Stored data –
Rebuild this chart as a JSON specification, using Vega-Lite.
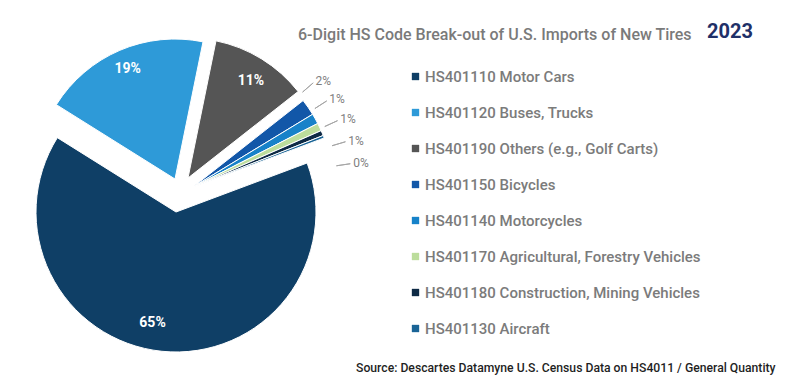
{
  "$schema": "https://vega.github.io/schema/vega-lite/v6.json",
  "background": "white",
  "padding": 0,
  "config": {"view": {"stroke": null}, "font": "Roboto", "concat": {"spacing": 0}},
  "title": {"text": "Source: Descartes Datamyne U.S. Census Data on HS4011 / General Quantity", "orient": "bottom", "anchor": "start", "frame": "group", "dx": 356, "dy": -4, "offset": 0, "fontSize": 12.2, "fontWeight": 500, "color": "#1f1f1f", "font": "Roboto", "baseline": "alphabetic"},
  "vconcat": [{
    "title": {"text": "2023", "orient": "top", "anchor": "start", "frame": "group", "dx": 707, "dy": 58, "offset": 0, "fontSize": 20, "fontWeight": "bold", "color": "#1F3068", "font": "Roboto", "baseline": "alphabetic"},
    "hconcat": [{
      "title": {"text": "6-Digit HS Code Break-out of U.S. Imports of New Tires", "orient": "top", "anchor": "start", "frame": "group", "dx": 298, "dy": 56, "offset": 0, "fontSize": 16, "fontWeight": 500, "color": "#7a7a7a", "font": "Roboto", "baseline": "alphabetic"},
      "width": 360,
      "height": 376,
      "data": {"values": [
        {"name": "HS401110 Motor Cars", "share": 0.646, "rank": 1},
        {"name": "HS401120 Buses, Trucks", "share": 0.193, "rank": 2},
        {"name": "HS401190 Others (e.g., Golf Carts)", "share": 0.112, "rank": 3},
        {"name": "HS401150 Bicycles", "share": 0.019, "rank": 4},
        {"name": "HS401140 Motorcycles", "share": 0.012, "rank": 5},
        {"name": "HS401170 Agricultural, Forestry Vehicles", "share": 0.009, "rank": 6},
        {"name": "HS401180 Construction, Mining Vehicles", "share": 0.006, "rank": 7},
        {"name": "HS401130 Aircraft", "share": 0.003, "rank": 8}
      ]},
      "layer": [
        {
          "mark": {"type": "arc", "radius": 140, "stroke": "white", "strokeWidth": 1, "xOffset": -4, "yOffset": 24},
          "encoding": {
            "theta": {"field": "share", "type": "quantitative", "stack": true, "scale": {"domain": [0, 1], "range": [1.213, 7.4962]}},
            "order": {"field": "rank", "type": "quantitative"},
            "color": {"field": "name", "type": "nominal", "scale": {"domain": ["HS401110 Motor Cars", "HS401120 Buses, Trucks", "HS401190 Others (e.g., Golf Carts)", "HS401150 Bicycles", "HS401140 Motorcycles", "HS401170 Agricultural, Forestry Vehicles", "HS401180 Construction, Mining Vehicles", "HS401130 Aircraft"], "range": ["#0F3F66", "#2E9AD8", "#555555", "#1257A8", "#1782C9", "#BCDD9C", "#0E2A45", "#1A6496"]},
              "legend": {"orient": "none", "legendX": 408, "legendY": 69, "title": null, "symbolType": "square", "symbolSize": 54, "symbolStrokeWidth": 0, "labelFontSize": 15, "labelFont": "Roboto", "labelColor": "#7b7b7b", "labelFontWeight": 500, "rowPadding": 20, "labelOffset": 2, "padding": 0, "labelLimit": 400}},
            "opacity": {"condition": {"test": "datum.rank === 1", "value": 1}, "value": 0}
          }
        },
        {
          "mark": {"type": "arc", "radius": 140, "stroke": "white", "strokeWidth": 1, "xOffset": -5, "yOffset": -9},
          "encoding": {
            "theta": {"field": "share", "type": "quantitative", "stack": true, "scale": {"domain": [0, 1], "range": [1.213, 7.4962]}},
            "order": {"field": "rank", "type": "quantitative"},
            "color": {"field": "name", "type": "nominal"},
            "opacity": {"condition": {"test": "datum.rank === 2", "value": 1}, "value": 0}
          }
        },
        {
          "mark": {"type": "arc", "radius": 140, "stroke": "white", "strokeWidth": 1, "xOffset": 8, "yOffset": -10},
          "encoding": {
            "theta": {"field": "share", "type": "quantitative", "stack": true, "scale": {"domain": [0, 1], "range": [1.213, 7.4962]}},
            "order": {"field": "rank", "type": "quantitative"},
            "color": {"field": "name", "type": "nominal"},
            "opacity": {"condition": {"test": "datum.rank === 3", "value": 1}, "value": 0}
          }
        },
        {
          "mark": {"type": "arc", "radius": 140, "stroke": "white", "strokeWidth": 1, "xOffset": 13, "yOffset": -1},
          "encoding": {
            "theta": {"field": "share", "type": "quantitative", "stack": true, "scale": {"domain": [0, 1], "range": [1.213, 7.4962]}},
            "order": {"field": "rank", "type": "quantitative"},
            "color": {"field": "name", "type": "nominal"},
            "opacity": {"condition": {"test": "datum.rank >= 4", "value": 1}, "value": 0}
          }
        },
        {
          "transform": [{"filter": "datum.rank >= 4"}],
          "mark": {"type": "arc", "radius": 159, "radius2": 145, "stroke": "#a6a6a6", "strokeWidth": 1, "fill": null, "xOffset": 13, "yOffset": -1},
          "encoding": {
            "theta": {"field": "rank", "type": "quantitative", "stack": null, "scale": {"domain": [4, 8], "range": [0.857, 1.424], "zero": false}},
            "theta2": {"field": "rank"}
          }
        },
        {
          "transform": [{"filter": "datum.rank >= 4"}],
          "mark": {"type": "text", "radius": 162, "align": "left", "baseline": "middle", "fontSize": 12, "font": "Roboto", "fill": "#7f7f7f", "xOffset": 13, "yOffset": -1},
          "encoding": {
            "theta": {"field": "rank", "type": "quantitative", "stack": null, "scale": {"domain": [4, 8], "range": [0.857, 1.424], "zero": false}},
            "text": {"field": "share", "type": "quantitative", "format": ".0%"}
          }
        },
        {
          "mark": {"type": "text", "radius": 114, "fontSize": 14, "fontWeight": "bold", "font": "Roboto", "fill": "white", "xOffset": -4, "yOffset": 24, "dx": -12, "dy": -2},
          "encoding": {
            "theta": {"field": "share", "type": "quantitative", "stack": true, "scale": {"domain": [0, 1], "range": [1.213, 7.4962]}},
            "order": {"field": "rank", "type": "quantitative"},
            "detail": {"field": "name", "type": "nominal"},
            "text": {"field": "share", "type": "quantitative", "format": ".0%"},
            "opacity": {"condition": {"test": "datum.rank === 1", "value": 1}, "value": 0}
          }
        },
        {
          "mark": {"type": "text", "radius": 120, "fontSize": 14, "fontWeight": "bold", "font": "Roboto", "fill": "white", "xOffset": -5, "yOffset": -9},
          "encoding": {
            "theta": {"field": "share", "type": "quantitative", "stack": true, "scale": {"domain": [0, 1], "range": [1.213, 7.4962]}},
            "order": {"field": "rank", "type": "quantitative"},
            "detail": {"field": "name", "type": "nominal"},
            "text": {"field": "share", "type": "quantitative", "format": ".0%"},
            "opacity": {"condition": {"test": "datum.rank === 2", "value": 1}, "value": 0}
          }
        },
        {
          "mark": {"type": "text", "radius": 116, "fontSize": 14, "fontWeight": "bold", "font": "Roboto", "fill": "white", "xOffset": 8, "yOffset": -10, "dx": 2, "dy": 2},
          "encoding": {
            "theta": {"field": "share", "type": "quantitative", "stack": true, "scale": {"domain": [0, 1], "range": [1.213, 7.4962]}},
            "order": {"field": "rank", "type": "quantitative"},
            "detail": {"field": "name", "type": "nominal"},
            "text": {"field": "share", "type": "quantitative", "format": ".0%"},
            "opacity": {"condition": {"test": "datum.rank === 3", "value": 1}, "value": 0}
          }
        }
      ],
      "resolve": {"scale": {"theta": "independent"}}
    }]
  }]
}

Given request –
Print the listing above in full, exactly as written. Omit any pictures.

Completed task –
Rebuild this chart as a JSON specification, using Vega-Lite.
{
  "$schema": "https://vega.github.io/schema/vega-lite/v6.json",
  "background": "white",
  "padding": 0,
  "config": {"view": {"stroke": null}, "font": "Roboto", "concat": {"spacing": 0}},
  "title": {"text": "Source: Descartes Datamyne U.S. Census Data on HS4011 / General Quantity", "orient": "bottom", "anchor": "start", "frame": "group", "dx": 356, "dy": -4, "offset": 0, "fontSize": 12.2, "fontWeight": 500, "color": "#1f1f1f", "font": "Roboto", "baseline": "alphabetic"},
  "vconcat": [{
    "title": {"text": "2023", "orient": "top", "anchor": "start", "frame": "group", "dx": 707, "dy": 58, "offset": 0, "fontSize": 20, "fontWeight": "bold", "color": "#1F3068", "font": "Roboto", "baseline": "alphabetic"},
    "hconcat": [{
      "title": {"text": "6-Digit HS Code Break-out of U.S. Imports of New Tires", "orient": "top", "anchor": "start", "frame": "group", "dx": 298, "dy": 56, "offset": 0, "fontSize": 16, "fontWeight": 500, "color": "#7a7a7a", "font": "Roboto", "baseline": "alphabetic"},
      "width": 360,
      "height": 376,
      "data": {"values": [
        {"name": "HS401110 Motor Cars", "share": 0.646, "rank": 1},
        {"name": "HS401120 Buses, Trucks", "share": 0.193, "rank": 2},
        {"name": "HS401190 Others (e.g., Golf Carts)", "share": 0.112, "rank": 3},
        {"name": "HS401150 Bicycles", "share": 0.019, "rank": 4},
        {"name": "HS401140 Motorcycles", "share": 0.012, "rank": 5},
        {"name": "HS401170 Agricultural, Forestry Vehicles", "share": 0.009, "rank": 6},
        {"name": "HS401180 Construction, Mining Vehicles", "share": 0.006, "rank": 7},
        {"name": "HS401130 Aircraft", "share": 0.003, "rank": 8}
      ]},
      "layer": [
        {
          "mark": {"type": "arc", "radius": 140, "stroke": "white", "strokeWidth": 1, "xOffset": -4, "yOffset": 24},
          "encoding": {
            "theta": {"field": "share", "type": "quantitative", "stack": true, "scale": {"domain": [0, 1], "range": [1.213, 7.4962]}},
            "order": {"field": "rank", "type": "quantitative"},
            "color": {"field": "name", "type": "nominal", "scale": {"domain": ["HS401110 Motor Cars", "HS401120 Buses, Trucks", "HS401190 Others (e.g., Golf Carts)", "HS401150 Bicycles", "HS401140 Motorcycles", "HS401170 Agricultural, Forestry Vehicles", "HS401180 Construction, Mining Vehicles", "HS401130 Aircraft"], "range": ["#0F3F66", "#2E9AD8", "#555555", "#1257A8", "#1782C9", "#BCDD9C", "#0E2A45", "#1A6496"]},
              "legend": {"orient": "none", "legendX": 408, "legendY": 69, "title": null, "symbolType": "square", "symbolSize": 54, "symbolStrokeWidth": 0, "labelFontSize": 15, "labelFont": "Roboto", "labelColor": "#7b7b7b", "labelFontWeight": 500, "rowPadding": 20, "labelOffset": 2, "padding": 0, "labelLimit": 400}},
            "opacity": {"condition": {"test": "datum.rank === 1", "value": 1}, "value": 0}
          }
        },
        {
          "mark": {"type": "arc", "radius": 140, "stroke": "white", "strokeWidth": 1, "xOffset": -5, "yOffset": -9},
          "encoding": {
            "theta": {"field": "share", "type": "quantitative", "stack": true, "scale": {"domain": [0, 1], "range": [1.213, 7.4962]}},
            "order": {"field": "rank", "type": "quantitative"},
            "color": {"field": "name", "type": "nominal"},
            "opacity": {"condition": {"test": "datum.rank === 2", "value": 1}, "value": 0}
          }
        },
        {
          "mark": {"type": "arc", "radius": 140, "stroke": "white", "strokeWidth": 1, "xOffset": 8, "yOffset": -10},
          "encoding": {
            "theta": {"field": "share", "type": "quantitative", "stack": true, "scale": {"domain": [0, 1], "range": [1.213, 7.4962]}},
            "order": {"field": "rank", "type": "quantitative"},
            "color": {"field": "name", "type": "nominal"},
            "opacity": {"condition": {"test": "datum.rank === 3", "value": 1}, "value": 0}
          }
        },
        {
          "mark": {"type": "arc", "radius": 140, "stroke": "white", "strokeWidth": 1, "xOffset": 13, "yOffset": -1},
          "encoding": {
            "theta": {"field": "share", "type": "quantitative", "stack": true, "scale": {"domain": [0, 1], "range": [1.213, 7.4962]}},
            "order": {"field": "rank", "type": "quantitative"},
            "color": {"field": "name", "type": "nominal"},
            "opacity": {"condition": {"test": "datum.rank >= 4", "value": 1}, "value": 0}
          }
        },
        {
          "transform": [{"filter": "datum.rank >= 4"}],
          "mark": {"type": "arc", "radius": 159, "radius2": 145, "stroke": "#a6a6a6", "strokeWidth": 1, "fill": null, "xOffset": 13, "yOffset": -1},
          "encoding": {
            "theta": {"field": "rank", "type": "quantitative", "stack": null, "scale": {"domain": [4, 8], "range": [0.857, 1.424], "zero": false}},
            "theta2": {"field": "rank"}
          }
        },
        {
          "transform": [{"filter": "datum.rank >= 4"}],
          "mark": {"type": "text", "radius": 162, "align": "left", "baseline": "middle", "fontSize": 12, "font": "Roboto", "fill": "#7f7f7f", "xOffset": 13, "yOffset": -1},
          "encoding": {
            "theta": {"field": "rank", "type": "quantitative", "stack": null, "scale": {"domain": [4, 8], "range": [0.857, 1.424], "zero": false}},
            "text": {"field": "share", "type": "quantitative", "format": ".0%"}
          }
        },
        {
          "mark": {"type": "text", "radius": 114, "fontSize": 14, "fontWeight": "bold", "font": "Roboto", "fill": "white", "xOffset": -4, "yOffset": 24, "dx": -12, "dy": -2},
          "encoding": {
            "theta": {"field": "share", "type": "quantitative", "stack": true, "scale": {"domain": [0, 1], "range": [1.213, 7.4962]}},
            "order": {"field": "rank", "type": "quantitative"},
            "detail": {"field": "name", "type": "nominal"},
            "text": {"field": "share", "type": "quantitative", "format": ".0%"},
            "opacity": {"condition": {"test": "datum.rank === 1", "value": 1}, "value": 0}
          }
        },
        {
          "mark": {"type": "text", "radius": 120, "fontSize": 14, "fontWeight": "bold", "font": "Roboto", "fill": "white", "xOffset": -5, "yOffset": -9},
          "encoding": {
            "theta": {"field": "share", "type": "quantitative", "stack": true, "scale": {"domain": [0, 1], "range": [1.213, 7.4962]}},
            "order": {"field": "rank", "type": "quantitative"},
            "detail": {"field": "name", "type": "nominal"},
            "text": {"field": "share", "type": "quantitative", "format": ".0%"},
            "opacity": {"condition": {"test": "datum.rank === 2", "value": 1}, "value": 0}
          }
        },
        {
          "mark": {"type": "text", "radius": 116, "fontSize": 14, "fontWeight": "bold", "font": "Roboto", "fill": "white", "xOffset": 8, "yOffset": -10, "dx": 2, "dy": 2},
          "encoding": {
            "theta": {"field": "share", "type": "quantitative", "stack": true, "scale": {"domain": [0, 1], "range": [1.213, 7.4962]}},
            "order": {"field": "rank", "type": "quantitative"},
            "detail": {"field": "name", "type": "nominal"},
            "text": {"field": "share", "type": "quantitative", "format": ".0%"},
            "opacity": {"condition": {"test": "datum.rank === 3", "value": 1}, "value": 0}
          }
        }
      ],
      "resolve": {"scale": {"theta": "independent"}}
    }]
  }]
}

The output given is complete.